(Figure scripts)
----

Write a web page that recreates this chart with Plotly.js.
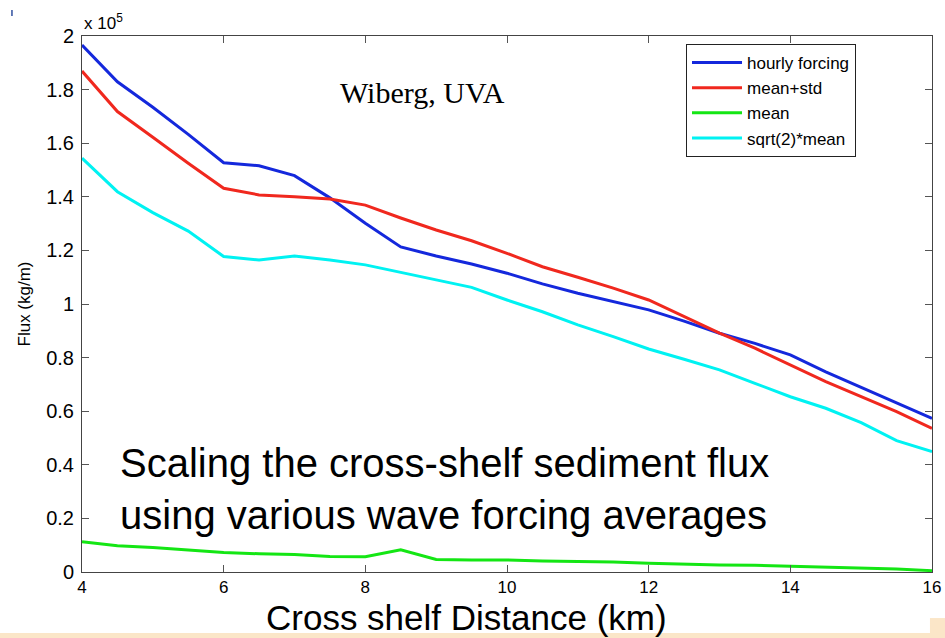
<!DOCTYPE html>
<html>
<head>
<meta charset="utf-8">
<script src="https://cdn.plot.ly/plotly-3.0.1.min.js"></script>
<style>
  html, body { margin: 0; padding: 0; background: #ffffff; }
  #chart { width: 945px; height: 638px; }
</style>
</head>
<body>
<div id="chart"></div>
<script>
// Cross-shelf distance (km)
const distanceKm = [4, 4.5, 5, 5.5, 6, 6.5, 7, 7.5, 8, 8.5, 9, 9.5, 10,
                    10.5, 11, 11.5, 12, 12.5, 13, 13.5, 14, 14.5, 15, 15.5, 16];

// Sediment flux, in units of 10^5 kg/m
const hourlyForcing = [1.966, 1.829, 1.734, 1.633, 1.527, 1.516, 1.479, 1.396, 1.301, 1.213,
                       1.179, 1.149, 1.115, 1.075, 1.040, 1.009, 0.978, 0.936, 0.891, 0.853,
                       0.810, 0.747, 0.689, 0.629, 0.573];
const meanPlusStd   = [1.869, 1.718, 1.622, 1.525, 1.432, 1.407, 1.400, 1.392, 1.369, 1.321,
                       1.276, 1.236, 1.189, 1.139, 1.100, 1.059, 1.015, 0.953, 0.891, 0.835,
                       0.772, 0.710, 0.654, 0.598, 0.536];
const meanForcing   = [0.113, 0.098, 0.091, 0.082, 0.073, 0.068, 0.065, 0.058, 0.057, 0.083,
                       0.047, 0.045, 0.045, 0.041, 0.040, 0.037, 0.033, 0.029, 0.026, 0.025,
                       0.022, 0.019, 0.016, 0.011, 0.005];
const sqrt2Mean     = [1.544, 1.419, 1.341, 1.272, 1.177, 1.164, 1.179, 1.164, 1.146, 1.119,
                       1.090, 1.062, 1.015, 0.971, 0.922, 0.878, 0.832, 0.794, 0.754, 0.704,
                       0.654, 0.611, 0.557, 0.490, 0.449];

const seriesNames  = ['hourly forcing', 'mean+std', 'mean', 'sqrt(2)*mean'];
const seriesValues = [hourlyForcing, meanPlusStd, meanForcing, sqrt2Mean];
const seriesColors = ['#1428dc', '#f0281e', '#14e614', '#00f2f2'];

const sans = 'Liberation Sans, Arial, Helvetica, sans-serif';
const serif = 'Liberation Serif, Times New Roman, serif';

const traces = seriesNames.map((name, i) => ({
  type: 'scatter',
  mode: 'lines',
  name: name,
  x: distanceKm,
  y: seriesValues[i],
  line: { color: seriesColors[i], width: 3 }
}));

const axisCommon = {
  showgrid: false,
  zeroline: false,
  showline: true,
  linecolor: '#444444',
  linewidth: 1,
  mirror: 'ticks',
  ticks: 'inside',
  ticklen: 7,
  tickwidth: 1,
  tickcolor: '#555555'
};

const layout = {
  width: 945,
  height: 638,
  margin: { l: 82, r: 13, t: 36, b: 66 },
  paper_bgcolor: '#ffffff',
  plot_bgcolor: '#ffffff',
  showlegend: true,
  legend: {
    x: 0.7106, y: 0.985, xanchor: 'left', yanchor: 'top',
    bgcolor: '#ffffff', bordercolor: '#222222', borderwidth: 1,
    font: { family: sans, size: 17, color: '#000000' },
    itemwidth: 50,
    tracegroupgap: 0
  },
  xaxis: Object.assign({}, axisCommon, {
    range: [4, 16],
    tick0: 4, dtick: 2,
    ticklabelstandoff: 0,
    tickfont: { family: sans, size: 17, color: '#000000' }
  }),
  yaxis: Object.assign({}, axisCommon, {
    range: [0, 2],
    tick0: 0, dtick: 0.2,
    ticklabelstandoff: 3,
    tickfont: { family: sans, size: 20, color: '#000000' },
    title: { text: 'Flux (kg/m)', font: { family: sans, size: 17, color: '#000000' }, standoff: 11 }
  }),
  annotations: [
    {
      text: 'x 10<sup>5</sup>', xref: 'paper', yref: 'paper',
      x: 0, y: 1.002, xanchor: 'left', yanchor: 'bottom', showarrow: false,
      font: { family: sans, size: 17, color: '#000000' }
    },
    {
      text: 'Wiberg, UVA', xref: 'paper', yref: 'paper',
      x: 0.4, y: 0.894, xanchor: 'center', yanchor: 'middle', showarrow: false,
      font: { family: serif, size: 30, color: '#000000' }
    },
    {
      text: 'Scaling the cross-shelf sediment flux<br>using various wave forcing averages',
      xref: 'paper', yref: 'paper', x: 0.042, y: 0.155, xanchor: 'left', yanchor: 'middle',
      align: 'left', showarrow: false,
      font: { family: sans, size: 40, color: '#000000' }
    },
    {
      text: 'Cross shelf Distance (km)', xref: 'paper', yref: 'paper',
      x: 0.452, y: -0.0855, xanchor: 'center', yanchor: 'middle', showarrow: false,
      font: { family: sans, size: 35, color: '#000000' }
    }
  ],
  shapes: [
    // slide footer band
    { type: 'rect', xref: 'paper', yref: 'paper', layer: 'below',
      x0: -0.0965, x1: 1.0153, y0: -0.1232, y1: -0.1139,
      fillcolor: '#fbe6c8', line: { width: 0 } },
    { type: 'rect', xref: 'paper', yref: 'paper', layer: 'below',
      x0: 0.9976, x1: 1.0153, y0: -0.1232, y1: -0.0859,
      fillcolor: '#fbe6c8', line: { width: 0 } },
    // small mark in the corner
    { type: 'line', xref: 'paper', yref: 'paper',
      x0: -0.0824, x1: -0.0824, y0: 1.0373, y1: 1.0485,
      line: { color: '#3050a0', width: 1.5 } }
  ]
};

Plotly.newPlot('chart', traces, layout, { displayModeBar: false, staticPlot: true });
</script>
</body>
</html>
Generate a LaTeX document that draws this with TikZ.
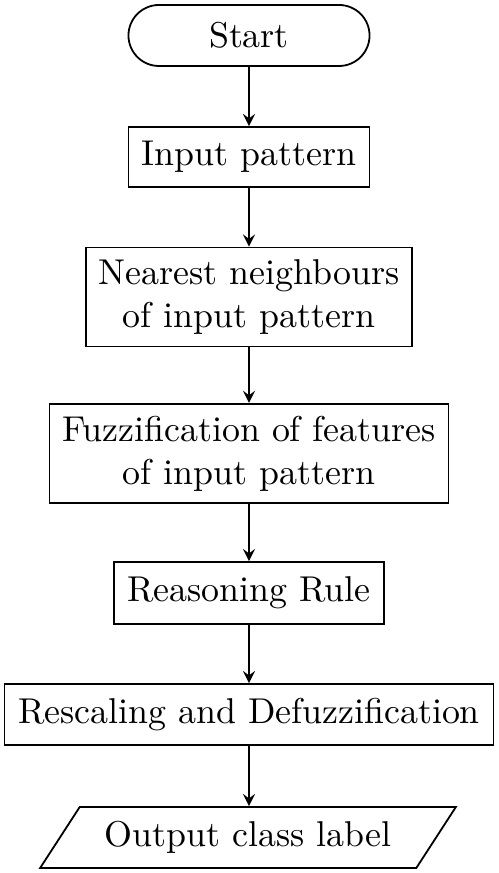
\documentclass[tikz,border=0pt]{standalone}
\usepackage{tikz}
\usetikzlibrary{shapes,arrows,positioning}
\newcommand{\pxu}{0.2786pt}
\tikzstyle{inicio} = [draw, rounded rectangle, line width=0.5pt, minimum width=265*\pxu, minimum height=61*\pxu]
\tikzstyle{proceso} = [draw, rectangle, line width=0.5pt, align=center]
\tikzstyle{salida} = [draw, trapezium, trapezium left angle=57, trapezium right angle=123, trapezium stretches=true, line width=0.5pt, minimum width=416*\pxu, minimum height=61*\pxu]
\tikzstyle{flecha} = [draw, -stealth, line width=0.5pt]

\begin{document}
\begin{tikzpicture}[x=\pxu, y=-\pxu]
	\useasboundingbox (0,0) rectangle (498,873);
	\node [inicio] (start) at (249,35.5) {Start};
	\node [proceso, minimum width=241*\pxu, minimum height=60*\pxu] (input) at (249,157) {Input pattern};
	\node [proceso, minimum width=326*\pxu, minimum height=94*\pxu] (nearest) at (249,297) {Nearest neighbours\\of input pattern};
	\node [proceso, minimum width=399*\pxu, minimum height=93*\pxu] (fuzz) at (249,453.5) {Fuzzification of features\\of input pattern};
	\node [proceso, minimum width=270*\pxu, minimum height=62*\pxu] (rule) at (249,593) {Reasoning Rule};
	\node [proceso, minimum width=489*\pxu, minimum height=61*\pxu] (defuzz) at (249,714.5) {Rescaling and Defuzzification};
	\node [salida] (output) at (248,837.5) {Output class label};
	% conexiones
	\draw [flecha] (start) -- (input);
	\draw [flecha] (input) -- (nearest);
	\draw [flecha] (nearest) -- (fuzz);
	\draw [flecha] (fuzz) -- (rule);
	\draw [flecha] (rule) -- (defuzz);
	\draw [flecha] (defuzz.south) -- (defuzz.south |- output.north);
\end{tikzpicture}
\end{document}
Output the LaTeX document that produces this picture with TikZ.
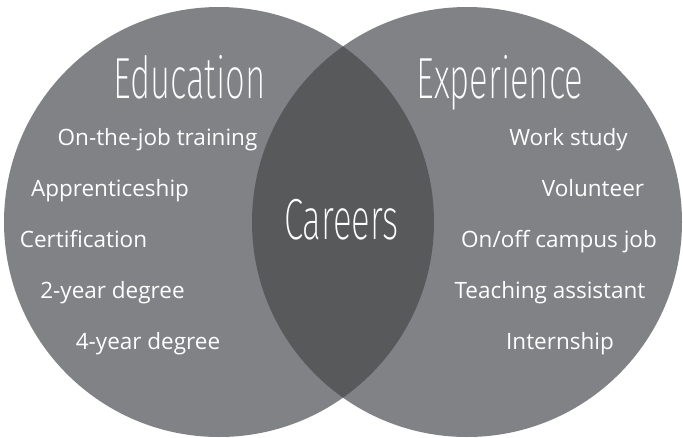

----

• Objective
Without including any pictures, print all of the material exactly as given.

• The output
Write a web page that recreates this chart with Plotly.js.
<!DOCTYPE html>
<html>
<head>
<meta charset="utf-8">
<script src="https://cdn.plot.ly/plotly-3.0.1.min.js"></script>
<style>
  html, body { margin: 0; padding: 0; background: #ffffff; }
  #chart { width: 945px; height: 638px; }
</style>
</head>
<body>
<div id="chart"></div>
<script>
// Cross-shelf distance (km)
const distanceKm = [4, 4.5, 5, 5.5, 6, 6.5, 7, 7.5, 8, 8.5, 9, 9.5, 10,
                    10.5, 11, 11.5, 12, 12.5, 13, 13.5, 14, 14.5, 15, 15.5, 16];

// Sediment flux, in units of 10^5 kg/m
const hourlyForcing = [1.966, 1.829, 1.734, 1.633, 1.527, 1.516, 1.479, 1.396, 1.301, 1.213,
                       1.179, 1.149, 1.115, 1.075, 1.040, 1.009, 0.978, 0.936, 0.891, 0.853,
                       0.810, 0.747, 0.689, 0.629, 0.573];
const meanPlusStd   = [1.869, 1.718, 1.622, 1.525, 1.432, 1.407, 1.400, 1.392, 1.369, 1.321,
                       1.276, 1.236, 1.189, 1.139, 1.100, 1.059, 1.015, 0.953, 0.891, 0.835,
                       0.772, 0.710, 0.654, 0.598, 0.536];
const meanForcing   = [0.113, 0.098, 0.091, 0.082, 0.073, 0.068, 0.065, 0.058, 0.057, 0.083,
                       0.047, 0.045, 0.045, 0.041, 0.040, 0.037, 0.033, 0.029, 0.026, 0.025,
                       0.022, 0.019, 0.016, 0.011, 0.005];
const sqrt2Mean     = [1.544, 1.419, 1.341, 1.272, 1.177, 1.164, 1.179, 1.164, 1.146, 1.119,
                       1.090, 1.062, 1.015, 0.971, 0.922, 0.878, 0.832, 0.794, 0.754, 0.704,
                       0.654, 0.611, 0.557, 0.490, 0.449];

const seriesNames  = ['hourly forcing', 'mean+std', 'mean', 'sqrt(2)*mean'];
const seriesValues = [hourlyForcing, meanPlusStd, meanForcing, sqrt2Mean];
const seriesColors = ['#1428dc', '#f0281e', '#14e614', '#00f2f2'];

const sans = 'Liberation Sans, Arial, Helvetica, sans-serif';
const serif = 'Liberation Serif, Times New Roman, serif';

const traces = seriesNames.map((name, i) => ({
  type: 'scatter',
  mode: 'lines',
  name: name,
  x: distanceKm,
  y: seriesValues[i],
  line: { color: seriesColors[i], width: 3 }
}));

const axisCommon = {
  showgrid: false,
  zeroline: false,
  showline: true,
  linecolor: '#444444',
  linewidth: 1,
  mirror: 'ticks',
  ticks: 'inside',
  ticklen: 7,
  tickwidth: 1,
  tickcolor: '#555555'
};

const layout = {
  width: 945,
  height: 638,
  margin: { l: 82, r: 13, t: 36, b: 66 },
  paper_bgcolor: '#ffffff',
  plot_bgcolor: '#ffffff',
  showlegend: true,
  legend: {
    x: 0.7106, y: 0.985, xanchor: 'left', yanchor: 'top',
    bgcolor: '#ffffff', bordercolor: '#222222', borderwidth: 1,
    font: { family: sans, size: 17, color: '#000000' },
    itemwidth: 50,
    tracegroupgap: 0
  },
  xaxis: Object.assign({}, axisCommon, {
    range: [4, 16],
    tick0: 4, dtick: 2,
    ticklabelstandoff: 0,
    tickfont: { family: sans, size: 17, color: '#000000' }
  }),
  yaxis: Object.assign({}, axisCommon, {
    range: [0, 2],
    tick0: 0, dtick: 0.2,
    ticklabelstandoff: 3,
    tickfont: { family: sans, size: 20, color: '#000000' },
    title: { text: 'Flux (kg/m)', font: { family: sans, size: 17, color: '#000000' }, standoff: 11 }
  }),
  annotations: [
    {
      text: 'x 10<sup>5</sup>', xref: 'paper', yref: 'paper',
      x: 0, y: 1.002, xanchor: 'left', yanchor: 'bottom', showarrow: false,
      font: { family: sans, size: 17, color: '#000000' }
    },
    {
      text: 'Wiberg, UVA', xref: 'paper', yref: 'paper',
      x: 0.4, y: 0.894, xanchor: 'center', yanchor: 'middle', showarrow: false,
      font: { family: serif, size: 30, color: '#000000' }
    },
    {
      text: 'Scaling the cross-shelf sediment flux<br>using various wave forcing averages',
      xref: 'paper', yref: 'paper', x: 0.042, y: 0.155, xanchor: 'left', yanchor: 'middle',
      align: 'left', showarrow: false,
      font: { family: sans, size: 40, color: '#000000' }
    },
    {
      text: 'Cross shelf Distance (km)', xref: 'paper', yref: 'paper',
      x: 0.452, y: -0.0855, xanchor: 'center', yanchor: 'middle', showarrow: false,
      font: { family: sans, size: 35, color: '#000000' }
    }
  ],
  shapes: [
    // slide footer band
    { type: 'rect', xref: 'paper', yref: 'paper', layer: 'below',
      x0: -0.0965, x1: 1.0153, y0: -0.1232, y1: -0.1139,
      fillcolor: '#fbe6c8', line: { width: 0 } },
    { type: 'rect', xref: 'paper', yref: 'paper', layer: 'below',
      x0: 0.9976, x1: 1.0153, y0: -0.1232, y1: -0.0859,
      fillcolor: '#fbe6c8', line: { width: 0 } },
    // small mark in the corner
    { type: 'line', xref: 'paper', yref: 'paper',
      x0: -0.0824, x1: -0.0824, y0: 1.0373, y1: 1.0485,
      line: { color: '#3050a0', width: 1.5 } }
  ]
};

Plotly.newPlot('chart', traces, layout, { displayModeBar: false, staticPlot: true });
</script>
</body>
</html>
Generate a LaTeX document that draws this with TikZ.
\documentclass[tikz,border=0pt]{standalone}
\usepackage{tikz}
\usetikzlibrary{shapes,arrows,positioning}
\newcommand{\pxu}{0.2786pt}
\tikzstyle{inicio} = [draw, rounded rectangle, line width=0.5pt, minimum width=265*\pxu, minimum height=61*\pxu]
\tikzstyle{proceso} = [draw, rectangle, line width=0.5pt, align=center]
\tikzstyle{salida} = [draw, trapezium, trapezium left angle=57, trapezium right angle=123, trapezium stretches=true, line width=0.5pt, minimum width=416*\pxu, minimum height=61*\pxu]
\tikzstyle{flecha} = [draw, -stealth, line width=0.5pt]

\begin{document}
\begin{tikzpicture}[x=\pxu, y=-\pxu]
	\useasboundingbox (0,0) rectangle (498,873);
	\node [inicio] (start) at (249,35.5) {Start};
	\node [proceso, minimum width=241*\pxu, minimum height=60*\pxu] (input) at (249,157) {Input pattern};
	\node [proceso, minimum width=326*\pxu, minimum height=94*\pxu] (nearest) at (249,297) {Nearest neighbours\\of input pattern};
	\node [proceso, minimum width=399*\pxu, minimum height=93*\pxu] (fuzz) at (249,453.5) {Fuzzification of features\\of input pattern};
	\node [proceso, minimum width=270*\pxu, minimum height=62*\pxu] (rule) at (249,593) {Reasoning Rule};
	\node [proceso, minimum width=489*\pxu, minimum height=61*\pxu] (defuzz) at (249,714.5) {Rescaling and Defuzzification};
	\node [salida] (output) at (248,837.5) {Output class label};
	% conexiones
	\draw [flecha] (start) -- (input);
	\draw [flecha] (input) -- (nearest);
	\draw [flecha] (nearest) -- (fuzz);
	\draw [flecha] (fuzz) -- (rule);
	\draw [flecha] (rule) -- (defuzz);
	\draw [flecha] (defuzz.south) -- (defuzz.south |- output.north);
\end{tikzpicture}
\end{document}
Output the LaTeX document that produces this picture with TikZ.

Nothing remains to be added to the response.